No doubt Henderson has many household expenses, a certain lifestyle and high expectations to manage. But here in Florida, for example, the median household income actually fell 5.7 percent last year to a mere $44,736. That's one-sixth or even less of the pouting professor's household income. Let it serve as a stark reminder that, if anyone deserves lower taxes, the challenged "middle class" here has far more fundamental needs.

Our first job is to regain a grasp on the real state of America's wealth inequity. For every $1 of wealth in the country, 84 cents is owned by the top 20 percent of the public. It sure gets easier to consider fair and equitable public policy decisions when you actually know the facts.

Contact Robert Trigaux at trigaux@sptimes.com.

Pick your pie chart: Where would you live?

In a national survey, respondents were given three pie charts showing wealth distribution among five segments of the population. Then they were asked: "Which nation would you rather join — if you were randomly assigned and could end up anywhere in this distribution, from the very richest to the very poorest?"

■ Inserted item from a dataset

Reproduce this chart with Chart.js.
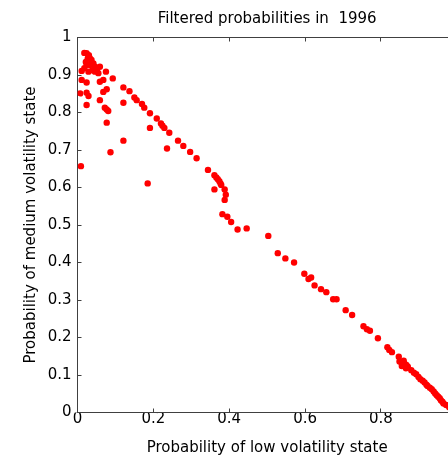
<!DOCTYPE html>
<html>
<head>
<meta charset="utf-8">
<script src="https://cdn.jsdelivr.net/npm/chart.js@4.4.1/dist/chart.umd.min.js"></script>
<style>
  html, body { margin: 0; padding: 0; background: #fff; overflow: hidden; }
  canvas { display: block; }
</style>
</head>
<body>
<canvas id="probChart" width="460" height="461"></canvas>
<script>
// filtered state probabilities, one entry per day
const lowProb = [
  0.009, 0.007, 0.011, 0.011, 0.018, 0.018, 0.024, 0.030, 0.033, 0.037,
  0.027, 0.022, 0.024, 0.033, 0.042, 0.046, 0.051, 0.055, 0.039, 0.029,
  0.059, 0.046, 0.024, 0.075, 0.093, 0.068, 0.059, 0.024, 0.029, 0.024,
  0.068, 0.077, 0.059, 0.121, 0.121, 0.072, 0.077, 0.081, 0.077, 0.121,
  0.087, 0.137, 0.150, 0.156, 0.170, 0.176, 0.191, 0.209, 0.220, 0.224,
  0.229, 0.242, 0.191, 0.265, 0.279, 0.297, 0.236, 0.314, 0.185, 0.344,
  0.361, 0.366, 0.370, 0.374, 0.377, 0.379, 0.361, 0.388, 0.391, 0.388,
  0.382, 0.395, 0.405, 0.422, 0.446, 0.503, 0.528, 0.548, 0.571, 0.598,
  0.609, 0.616, 0.625, 0.642, 0.656, 0.674, 0.683, 0.707, 0.724, 0.754,
  0.763, 0.771, 0.792, 0.817, 0.822, 0.829, 0.847, 0.849, 0.855, 0.862,
  0.867, 0.871, 0.855, 0.860, 0.866, 0.880, 0.887, 0.893, 0.899, 0.904,
  0.910, 0.915, 0.920, 0.923, 0.929, 0.934, 0.939, 0.943, 0.947, 0.951,
  0.955, 0.958, 0.962, 0.965, 0.972, 0.980, 0.990
];
const mediumProb = [
  0.657, 0.851, 0.887, 0.911, 0.918, 0.959, 0.958, 0.953, 0.944, 0.940,
  0.944, 0.935, 0.927, 0.927, 0.931, 0.922, 0.913, 0.905, 0.913, 0.909,
  0.922, 0.909, 0.880, 0.909, 0.891, 0.887, 0.882, 0.853, 0.844, 0.820,
  0.855, 0.862, 0.833, 0.867, 0.826, 0.813, 0.808, 0.804, 0.773, 0.725,
  0.694, 0.857, 0.840, 0.833, 0.823, 0.813, 0.798, 0.784, 0.771, 0.765,
  0.759, 0.746, 0.759, 0.725, 0.711, 0.695, 0.704, 0.678, 0.611, 0.647,
  0.633, 0.627, 0.622, 0.617, 0.611, 0.607, 0.595, 0.595, 0.581, 0.567,
  0.529, 0.522, 0.508, 0.488, 0.491, 0.471, 0.425, 0.411, 0.400, 0.370,
  0.356, 0.360, 0.339, 0.329, 0.321, 0.302, 0.302, 0.273, 0.260, 0.230,
  0.222, 0.218, 0.198, 0.174, 0.167, 0.161, 0.149, 0.136, 0.131, 0.131,
  0.127, 0.122, 0.124, 0.138, 0.118, 0.113, 0.106, 0.102, 0.095, 0.089,
  0.085, 0.080, 0.074, 0.071, 0.066, 0.062, 0.056, 0.051, 0.046, 0.042,
  0.038, 0.033, 0.029, 0.024, 0.020, 0.014, 0.007
];
const xTickLabels = ['0', '0.2', '0.4', '0.6', '0.8', '1'];
const yTickLabels = ['0', '0.1', '0.2', '0.3', '0.4', '0.5', '0.6', '0.7', '0.8', '0.9', '1'];

const points = lowProb.map((v, i) => ({ x: v, y: mediumProb[i] }));
const fontFamily = "'DejaVu Sans', sans-serif";
const axisColor = '#404040';

// axes box with short inward ticks on every side
const boxTicks = {
    id: 'boxTicks',
    beforeDatasetsDraw(chart) {
        const { ctx, chartArea: a, scales: { x, y } } = chart;
        ctx.save();
        ctx.strokeStyle = axisColor;
        ctx.lineWidth = 1;
        ctx.strokeRect(a.left, a.top, a.right - a.left, a.bottom - a.top);
        ctx.beginPath();
        x.ticks.forEach(t => {
            const px = Math.floor(x.getPixelForValue(t.value)) + 0.5;
            ctx.moveTo(px, a.bottom); ctx.lineTo(px, a.bottom - 4);
            ctx.moveTo(px, a.top); ctx.lineTo(px, a.top + 4);
        });
        y.ticks.forEach(t => {
            const py = Math.floor(y.getPixelForValue(t.value)) + 0.5;
            ctx.moveTo(a.left, py); ctx.lineTo(a.left + 4, py);
            ctx.moveTo(a.right, py); ctx.lineTo(a.right - 4, py);
        });
        ctx.stroke();
        ctx.restore();
    }
};

new Chart(document.getElementById('probChart'), {
    type: 'scatter',
    data: {
        datasets: [{
            data: points,
            backgroundColor: '#ff0000',
            borderWidth: 0,
            pointRadius: 3.2,
            pointHoverRadius: 3.2
        }]
    },
    options: {
        responsive: false,
        animation: false,
        layout: { padding: 0 },
        plugins: {
            legend: { display: false },
            tooltip: { enabled: false },
            title: {
                display: true,
                fullSize: false,
                text: 'Filtered probabilities in  1996',
                color: '#000',
                font: { family: fontFamily, size: 15, weight: 'normal', lineHeight: 1.2 },
                padding: { top: 10, bottom: 9.5 }
            }
        },
        scales: {
            x: {
                type: 'linear',
                min: 0,
                max: 1,
                ticks: {
                    stepSize: 0.2,
                    padding: -2,
                    color: '#000',
                    maxRotation: 0,
                    autoSkip: false,
                    font: { family: fontFamily, size: 15 },
                    callback: (v, i) => xTickLabels[i]
                },
                grid: { display: false, drawTicks: false, tickLength: 0 },
                border: { display: false },
                title: {
                    display: true,
                    text: 'Probability of low volatility state',
                    color: '#000',
                    font: { family: fontFamily, size: 15, lineHeight: 1.2 },
                    padding: { top: 0, bottom: 4 }
                },
                afterFit(scale) {
                    scale.height = 48.5;
                    scale.paddingLeft = 0;
                    scale.paddingRight = 0;
                }
            },
            y: {
                type: 'linear',
                min: 0,
                max: 1,
                ticks: {
                    stepSize: 0.1,
                    padding: 6,
                    color: '#000',
                    autoSkip: false,
                    font: { family: fontFamily, size: 15 },
                    callback: (v, i) => yTickLabels[i]
                },
                grid: { display: false, drawTicks: false, tickLength: 0 },
                border: { display: false },
                title: {
                    display: true,
                    text: 'Probability of medium volatility state',
                    color: '#000',
                    font: { family: fontFamily, size: 15, lineHeight: 1.2 },
                    padding: { top: 22, bottom: 0 }
                },
                afterFit(scale) {
                    scale.width = 77.5;
                    scale.paddingTop = 0;
                    scale.paddingBottom = 0;
                }
            }
        }
    },
    plugins: [boxTicks]
});
</script>
</body>
</html>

One unlabeled pie chart depicted a perfectly equal distribution of wealth. A second pie chart identified the wealth distribution in the United States. In between these extremes, a third unlabeled pie chart reflected the income distribution of Sweden.

The United States distribution was far less desirable than both the (unlabeled) Sweden distribution and the equal distribution. About 92 percent of Americans preferred the Sweden distribution to America in a head-to-head comparison when Pie C was excluded. Here are the results:

A, which was preferred by 10 percent of Americans, is the United States.

B, which was preferred by 47 percent of Americans, is Sweden.

C, which was preferred by 43 percent of Americans, isn't a real place.

Source: Building a Better America survey, Norton and Ariely

Want to read more?

Here's a link to the forthcoming paper by Michael Norton from Harvard Business School and Duke University's Daniel Ariely, "Building a Better America — One Wealth Quintile at a Time."

http://tinyurl.com/2dnvydb

And here is University of Chicago law professor Todd Henderson's blog post on living on household income of more than $250,000.

http://tinyurl.com/2b7gu6m

A B C

Demographic variations on the ideal

How would different groups spread the wealth in an ideal America? Here are their responses broken down by income, politics and gender.

How Americans spread the wealth 10/01/10 [Last modified: Sunday, October 3, 2010 2:47pm]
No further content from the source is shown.